— start —
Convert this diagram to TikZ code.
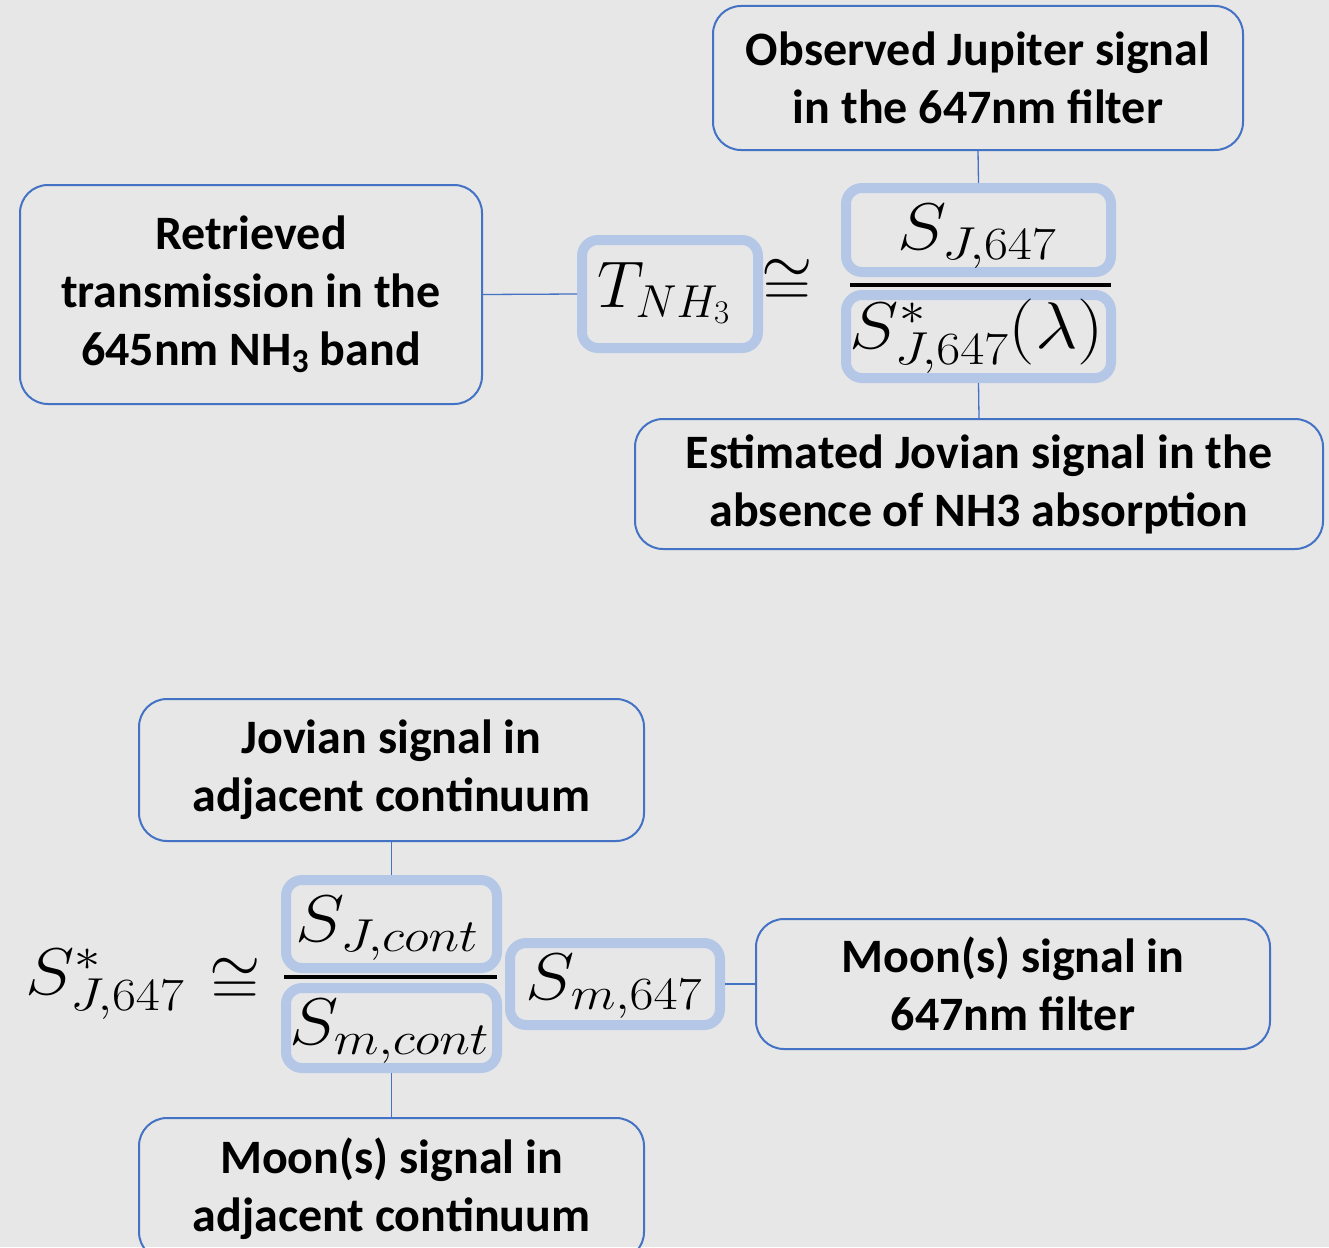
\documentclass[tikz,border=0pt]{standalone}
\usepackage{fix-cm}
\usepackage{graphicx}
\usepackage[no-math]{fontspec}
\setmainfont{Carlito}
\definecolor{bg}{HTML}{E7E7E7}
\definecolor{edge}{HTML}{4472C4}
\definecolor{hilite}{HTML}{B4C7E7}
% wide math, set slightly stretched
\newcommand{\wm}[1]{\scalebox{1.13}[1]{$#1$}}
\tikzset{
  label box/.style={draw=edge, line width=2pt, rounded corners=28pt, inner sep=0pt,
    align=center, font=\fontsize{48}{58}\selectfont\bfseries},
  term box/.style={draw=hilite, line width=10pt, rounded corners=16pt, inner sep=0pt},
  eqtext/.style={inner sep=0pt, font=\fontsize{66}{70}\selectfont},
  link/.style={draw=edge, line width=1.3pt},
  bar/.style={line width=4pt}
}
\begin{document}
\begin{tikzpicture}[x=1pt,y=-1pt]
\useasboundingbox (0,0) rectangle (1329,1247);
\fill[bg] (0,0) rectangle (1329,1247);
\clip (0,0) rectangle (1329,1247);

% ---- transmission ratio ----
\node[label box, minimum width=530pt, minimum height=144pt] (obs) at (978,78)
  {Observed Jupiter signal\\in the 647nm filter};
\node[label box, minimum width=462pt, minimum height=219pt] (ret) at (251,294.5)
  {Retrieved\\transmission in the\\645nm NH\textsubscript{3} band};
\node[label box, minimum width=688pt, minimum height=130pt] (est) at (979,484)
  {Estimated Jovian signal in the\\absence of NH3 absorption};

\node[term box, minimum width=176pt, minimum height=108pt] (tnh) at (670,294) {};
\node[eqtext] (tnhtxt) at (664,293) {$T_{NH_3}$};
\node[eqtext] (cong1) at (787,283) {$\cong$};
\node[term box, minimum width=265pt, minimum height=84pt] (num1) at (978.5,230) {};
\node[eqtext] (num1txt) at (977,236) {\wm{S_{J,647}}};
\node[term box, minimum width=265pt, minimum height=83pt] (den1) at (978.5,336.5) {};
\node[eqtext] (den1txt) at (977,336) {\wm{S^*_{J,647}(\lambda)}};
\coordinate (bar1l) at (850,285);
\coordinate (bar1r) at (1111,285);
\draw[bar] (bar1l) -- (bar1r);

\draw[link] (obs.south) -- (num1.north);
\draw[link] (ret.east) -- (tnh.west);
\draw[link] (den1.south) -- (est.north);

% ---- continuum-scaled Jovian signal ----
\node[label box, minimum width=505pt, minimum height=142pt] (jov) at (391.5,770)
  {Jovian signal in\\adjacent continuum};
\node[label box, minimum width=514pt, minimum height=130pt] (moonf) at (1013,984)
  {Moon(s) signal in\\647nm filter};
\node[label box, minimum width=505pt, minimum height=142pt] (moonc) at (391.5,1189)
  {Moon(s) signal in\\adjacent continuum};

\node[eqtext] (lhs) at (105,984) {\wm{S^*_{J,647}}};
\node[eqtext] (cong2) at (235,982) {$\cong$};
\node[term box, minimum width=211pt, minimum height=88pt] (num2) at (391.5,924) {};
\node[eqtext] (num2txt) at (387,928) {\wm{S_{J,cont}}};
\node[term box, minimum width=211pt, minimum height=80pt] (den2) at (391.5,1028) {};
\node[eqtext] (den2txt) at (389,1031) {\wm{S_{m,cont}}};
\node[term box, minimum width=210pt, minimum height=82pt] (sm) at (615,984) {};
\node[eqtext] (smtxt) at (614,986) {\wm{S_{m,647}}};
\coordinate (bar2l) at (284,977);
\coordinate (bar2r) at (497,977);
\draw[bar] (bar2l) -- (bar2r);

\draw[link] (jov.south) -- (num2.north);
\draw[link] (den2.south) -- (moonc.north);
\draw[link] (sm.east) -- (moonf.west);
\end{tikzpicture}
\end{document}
— end —
* DIRECTIONS *
Transcribe exactly, with no pictures, the lines running from the first line of the material through the line holding "(den1.south) -- (est.north);".

* SOLUTION *
Convert this diagram to TikZ code.
\documentclass[tikz,border=0pt]{standalone}
\usepackage{fix-cm}
\usepackage{graphicx}
\usepackage[no-math]{fontspec}
\setmainfont{Carlito}
\definecolor{bg}{HTML}{E7E7E7}
\definecolor{edge}{HTML}{4472C4}
\definecolor{hilite}{HTML}{B4C7E7}
% wide math, set slightly stretched
\newcommand{\wm}[1]{\scalebox{1.13}[1]{$#1$}}
\tikzset{
  label box/.style={draw=edge, line width=2pt, rounded corners=28pt, inner sep=0pt,
    align=center, font=\fontsize{48}{58}\selectfont\bfseries},
  term box/.style={draw=hilite, line width=10pt, rounded corners=16pt, inner sep=0pt},
  eqtext/.style={inner sep=0pt, font=\fontsize{66}{70}\selectfont},
  link/.style={draw=edge, line width=1.3pt},
  bar/.style={line width=4pt}
}
\begin{document}
\begin{tikzpicture}[x=1pt,y=-1pt]
\useasboundingbox (0,0) rectangle (1329,1247);
\fill[bg] (0,0) rectangle (1329,1247);
\clip (0,0) rectangle (1329,1247);

% ---- transmission ratio ----
\node[label box, minimum width=530pt, minimum height=144pt] (obs) at (978,78)
  {Observed Jupiter signal\\in the 647nm filter};
\node[label box, minimum width=462pt, minimum height=219pt] (ret) at (251,294.5)
  {Retrieved\\transmission in the\\645nm NH\textsubscript{3} band};
\node[label box, minimum width=688pt, minimum height=130pt] (est) at (979,484)
  {Estimated Jovian signal in the\\absence of NH3 absorption};

\node[term box, minimum width=176pt, minimum height=108pt] (tnh) at (670,294) {};
\node[eqtext] (tnhtxt) at (664,293) {$T_{NH_3}$};
\node[eqtext] (cong1) at (787,283) {$\cong$};
\node[term box, minimum width=265pt, minimum height=84pt] (num1) at (978.5,230) {};
\node[eqtext] (num1txt) at (977,236) {\wm{S_{J,647}}};
\node[term box, minimum width=265pt, minimum height=83pt] (den1) at (978.5,336.5) {};
\node[eqtext] (den1txt) at (977,336) {\wm{S^*_{J,647}(\lambda)}};
\coordinate (bar1l) at (850,285);
\coordinate (bar1r) at (1111,285);
\draw[bar] (bar1l) -- (bar1r);

\draw[link] (obs.south) -- (num1.north);
\draw[link] (ret.east) -- (tnh.west);
\draw[link] (den1.south) -- (est.north);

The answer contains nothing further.